Quelle est la place de René Girard dans le champ des sciences humaines ? S’agit-il vraiment d’un anthropologue ?
Oui, sauf si l’on refuse de reconnaître un chercheur à ses œuvres, comme on reconnaît un arbre à ses fruits. Certes, R. Girard n’est pas un ethnologue. Mais l’anthropologie ne se réduit pas à l’ethnologie. L’une vise à expliquer la diversité des cultures par des principes généraux et des invariants transculturels, l’autre à décrire et inventorier toutes les formes singulières qu’elles peuvent revêtir ici où là. Les anthropologues proprement dits ne sont d’ailleurs pas légion. Quatre, tout au plus, pour la France du siècle dernier : Claude Lévi-Strauss, André Leroi-Gourhan, Louis Dumont et R. Girard.
Or, La Violence et le Sacré (1972) est, sans conteste, un grand ouvrage d’anthropologie, au sens classique du terme.
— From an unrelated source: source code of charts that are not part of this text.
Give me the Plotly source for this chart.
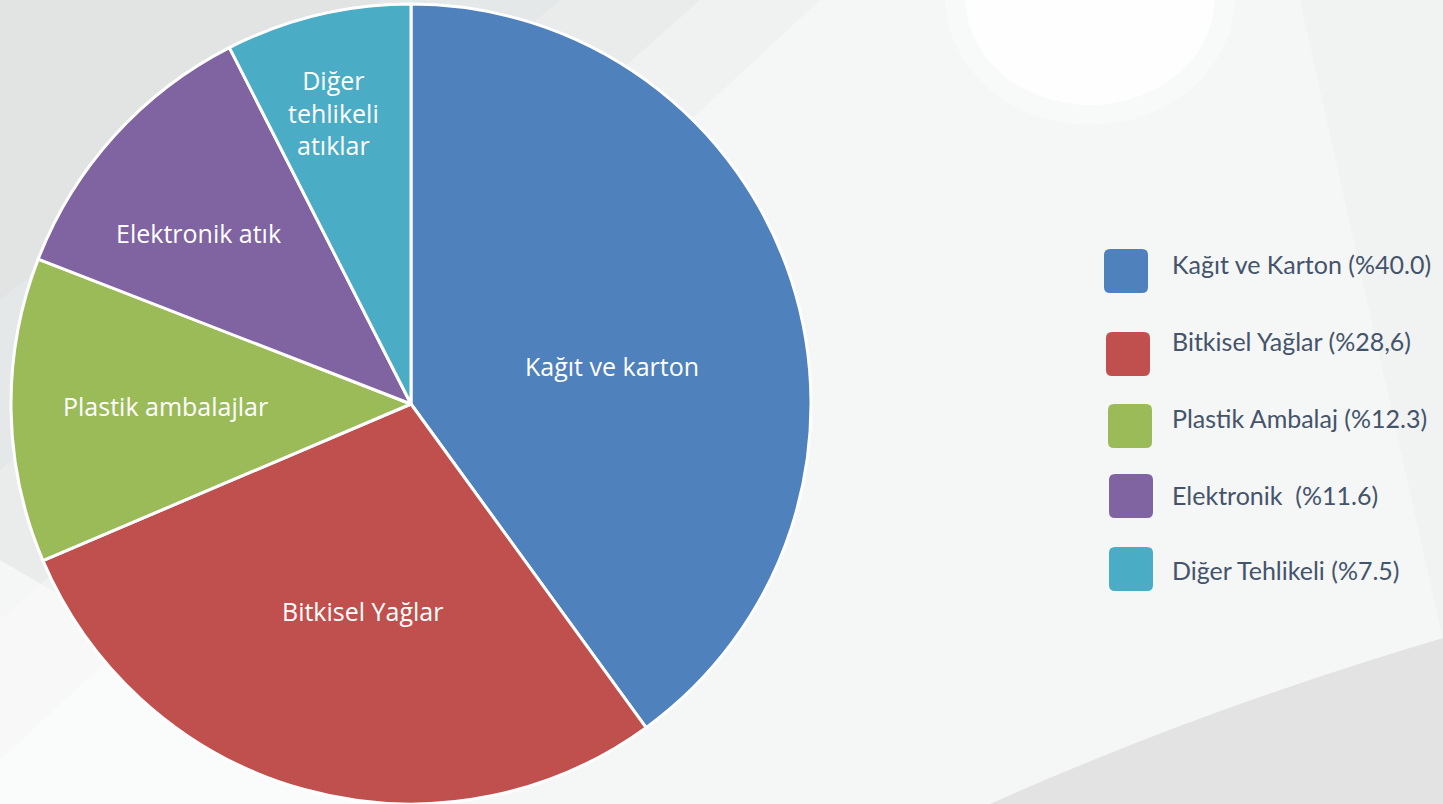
import math
import plotly.graph_objects as go

# ---- data ----
slice_labels = ["Kağıt ve karton", "Bitkisel Yağlar", "Plastik ambalajlar",
                "Elektronik atık", "Diğer<br>tehlikeli<br>atıklar"]
values = [40.0, 28.6, 12.3, 11.6, 7.5]
legend_labels = ["Kağıt ve Karton (%40.0)", "Bitkisel Yağlar (%28,6)",
                 "Plastik Ambalaj (%12.3)", "Elektronik  (%11.6)",
                 "Diğer Tehlikeli (%7.5)"]
colors = ["#4F81BD", "#C0504D", "#9BBB59", "#8064A2", "#4BACC6"]

# label placement style (radial fraction, angular nudge in degrees)
label_rfrac = [0.512, 0.532, 0.615, 0.683, 0.755]
label_dang = [7.3, -2.2, 0.4, -3.3, -1.3]

W, H = 1443, 804
CX, CY, R = 411, 404, 400


def px(x):
    return x / W


def py(y):
    return 1 - y / H


fig = go.Figure()
fig.add_trace(go.Pie(
    labels=legend_labels,
    values=values,
    textinfo="none",
    sort=False,
    direction="clockwise",
    rotation=0,
    marker=dict(colors=colors, line=dict(color="white", width=3)),
    domain=dict(x=[px(CX - R), px(CX + R)], y=[0, 2 * R / H]),
    showlegend=False,
    hoverinfo="label+value",
))

shapes = []
annotations = []

# background lighting (soft layered tones)
for ex, ey, a in [(820, 760, 0.08), (700, 620, 0.10), (560, 470, 0.10), (380, 300, 0.08)]:
    shapes.append(dict(type="path", xref="paper", yref="paper", layer="below",
                       path=f"M 0,1 L {px(ex)},1 L 0,{py(ey)} Z",
                       fillcolor=f"rgba(190,195,195,{a})", line=dict(width=0)))
shapes.append(dict(type="path", xref="paper", yref="paper", layer="below",
                   path=f"M 0,0 L {px(420)},0 L 0,{py(560)} Z",
                   fillcolor="rgba(255,255,255,0.5)", line=dict(width=0)))
shapes.append(dict(type="circle", xref="paper", yref="paper", layer="below",
                   x0=px(945), x1=px(1235), y0=py(125), y1=py(-130),
                   fillcolor="rgba(255,255,255,0.3)", line=dict(width=0)))
shapes.append(dict(type="circle", xref="paper", yref="paper", layer="below",
                   x0=px(965), x1=px(1215), y0=py(105), y1=py(-110),
                   fillcolor="rgba(255,255,255,0.8)", line=dict(width=0)))
shapes.append(dict(type="path", xref="paper", yref="paper", layer="below",
                   path=f"M {px(1300)},1 L 1,1 L 1,{py(640)} Z",
                   fillcolor="rgba(215,217,217,0.12)", line=dict(width=0)))
shapes.append(dict(type="path", xref="paper", yref="paper", layer="below",
                   path=f"M {px(990)},0 Q {px(1200)},{py(710)} 1,{py(638)} L 1,0 Z",
                   fillcolor="rgba(222,223,223,0.8)", line=dict(width=0)))

# slice labels, placed from the data's cumulative angles
cum = 0.0
total = sum(values)
for i, (lab, v) in enumerate(zip(slice_labels, values)):
    mid = (cum + v / 2) / total * 360 + label_dang[i]
    cum += v
    rr = label_rfrac[i] * R
    lx = CX + rr * math.sin(math.radians(mid))
    ly = CY - rr * math.cos(math.radians(mid))
    annotations.append(dict(x=px(lx), y=py(ly), xref="paper", yref="paper",
                            text=lab, showarrow=False, xanchor="center", yanchor="middle",
                            align="center",
                            font=dict(family="Open Sans", size=25, color="white")))

# custom legend
box_x = [1104, 1106, 1108, 1109, 1109]
box_y = [249, 332, 404, 474, 547]
text_y = [264, 341, 418, 495, 570]
sz = 44
r = 6
for i, (lab, col) in enumerate(zip(legend_labels, colors)):
    x0, y0 = box_x[i], box_y[i]
    x1, y1 = x0 + sz, y0 + sz
    path = (f"M {px(x0 + r)},{py(y0)} L {px(x1 - r)},{py(y0)} "
            f"Q {px(x1)},{py(y0)} {px(x1)},{py(y0 + r)} "
            f"L {px(x1)},{py(y1 - r)} Q {px(x1)},{py(y1)} {px(x1 - r)},{py(y1)} "
            f"L {px(x0 + r)},{py(y1)} Q {px(x0)},{py(y1)} {px(x0)},{py(y1 - r)} "
            f"L {px(x0)},{py(y0 + r)} Q {px(x0)},{py(y0)} {px(x0 + r)},{py(y0)} Z")
    shapes.append(dict(type="path", xref="paper", yref="paper", path=path,
                       fillcolor=col, line=dict(width=0)))
    annotations.append(dict(x=px(1170), y=py(text_y[i]), xref="paper", yref="paper",
                            text=lab, showarrow=False, xanchor="left", yanchor="middle",
                            font=dict(family="Lato", size=25, color="#44546A")))

fig.update_layout(
    width=W, height=H,
    margin=dict(l=0, r=0, t=0, b=0),
    paper_bgcolor="#F5F6F6",
    plot_bgcolor="#F5F6F6",
    shapes=shapes,
    annotations=annotations,
)

fig.write_html("out.html", config={"displayModeBar": False},
               post_script="document.body.style.margin='0px';document.body.style.overflow='hidden';")
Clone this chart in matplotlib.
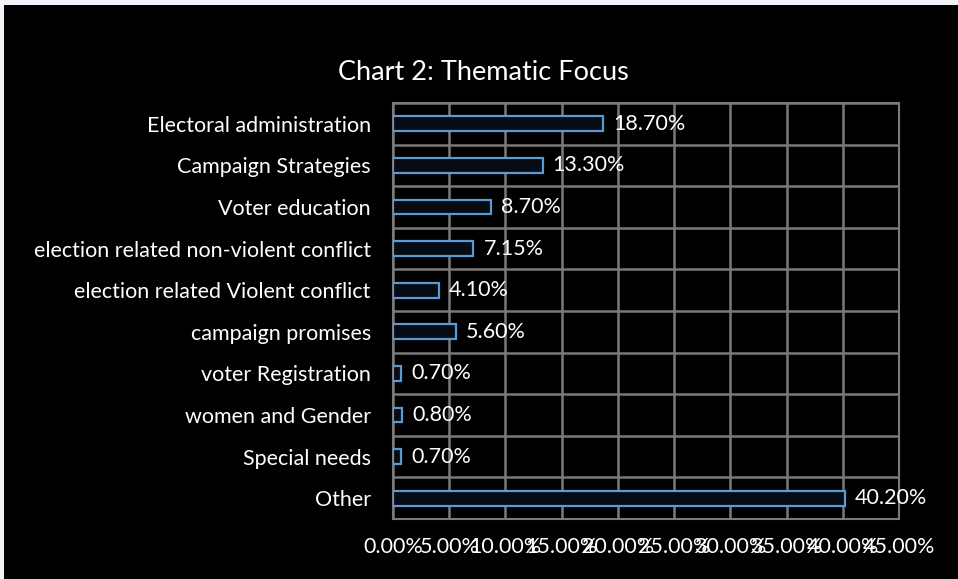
import matplotlib.pyplot as plt
from matplotlib.patches import Rectangle

categories = ['Electoral administration', 'Campaign Strategies', 'Voter education',
              'election related non-violent conflict', 'election related Violent conflict',
              'campaign promises', 'voter Registration', 'women and Gender',
              'Special needs', 'Other']
values = [18.70, 13.30, 8.70, 7.15, 4.10, 5.60, 0.70, 0.80, 0.70, 40.20]
value_labels = ['18.70%', '13.30%', '8.70%', '7.15%', '4.10%', '5.60%',
                '0.70%', '0.80%', '0.70%', '40.20%']
xticks = [0, 5, 10, 15, 20, 25, 30, 35, 40, 45]
xtick_labels = ['%.2f%%' % t for t in xticks]

FONT = ['Lato', 'DejaVu Sans']
WEIGHT = 'normal'
GRID = '#7a7a7a'
FS = 15.5

fig = plt.figure(figsize=(9.58, 5.79), dpi=100)
fig.patch.set_facecolor('#f0f4f8')
# black chart area, with the thin light strip left and top
fig.patches.append(Rectangle((4 / 958, 0), 1, 1 - 5 / 579, transform=fig.transFigure,
                             facecolor='black', edgecolor='none', zorder=-5))

ax = fig.add_axes([393 / 958, 1 - 519 / 579, 506 / 958, 416 / 579])
ax.set_facecolor('black')
ax.set_zorder(2)

y = list(range(len(categories)))
ax.barh(y, values, height=0.36, color='#060b14', edgecolor='#5b9bd5', linewidth=1.6, zorder=3)
for yi, v, lab in zip(y, values, value_labels):
    ax.text(v + 0.9, yi, lab, va='center', ha='left', color='white', fontsize=FS,
            family=FONT, weight=WEIGHT, zorder=4)

ax.set_xlim(0, 45)
ax.set_ylim(len(categories) - 0.5, -0.5)
ax.set_xticks(xticks)
ax.set_xticklabels(xtick_labels)
ax.set_yticks(y)
ax.set_yticklabels(categories)
for lab in ax.get_xticklabels() + ax.get_yticklabels():
    lab.set_family(FONT)
    lab.set_weight(WEIGHT)
    lab.set_color('white')
    lab.set_fontsize(FS)
ax.tick_params(axis='both', length=0)
ax.tick_params(axis='y', pad=16)
ax.tick_params(axis='x', pad=13)

# grid: vertical at ticks, horizontal between categories
for t in xticks:
    ax.axvline(t, color=GRID, linewidth=1.8, zorder=1)
for b in range(len(categories) + 1):
    ax.axhline(b - 0.5, color=GRID, linewidth=1.8, zorder=1)
for s in ax.spines.values():
    s.set_color(GRID)
    s.set_linewidth(1.5)

fig.text(483 / 958, 1 - 72 / 579, 'Chart 2: Thematic Focus', ha='center', va='center',
         color='white', fontsize=19.5, family=FONT, weight=WEIGHT)

fig.savefig('out.png', dpi=100, facecolor=fig.get_facecolor())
Il relance et renouvelle profondément la question du sacrifice, abandonnée pendant un demi-siècle par la recherche académique, en la reprenant d’un point de vue morphogénétique. Il tente de reconstituer la dynamique interne de la vie sociale et le processus même d’hominisation, de comprendre les conditions d’émergence de communautés stables, en mettant au jour les mécanismes qui leur permettent de réguler leurs facteurs internes de dissension. Il aboutit ainsi à une théorie générale de la culture qui réhabilite et renforce l’hypothèse de l’origine rituelle de la guerre, de la chasse et de la domestication. R. Girard donne une explication lumineuse de cette généalogie, passée de mode chez les ethnologues, mais redécouverte depuis peu par les archéologues.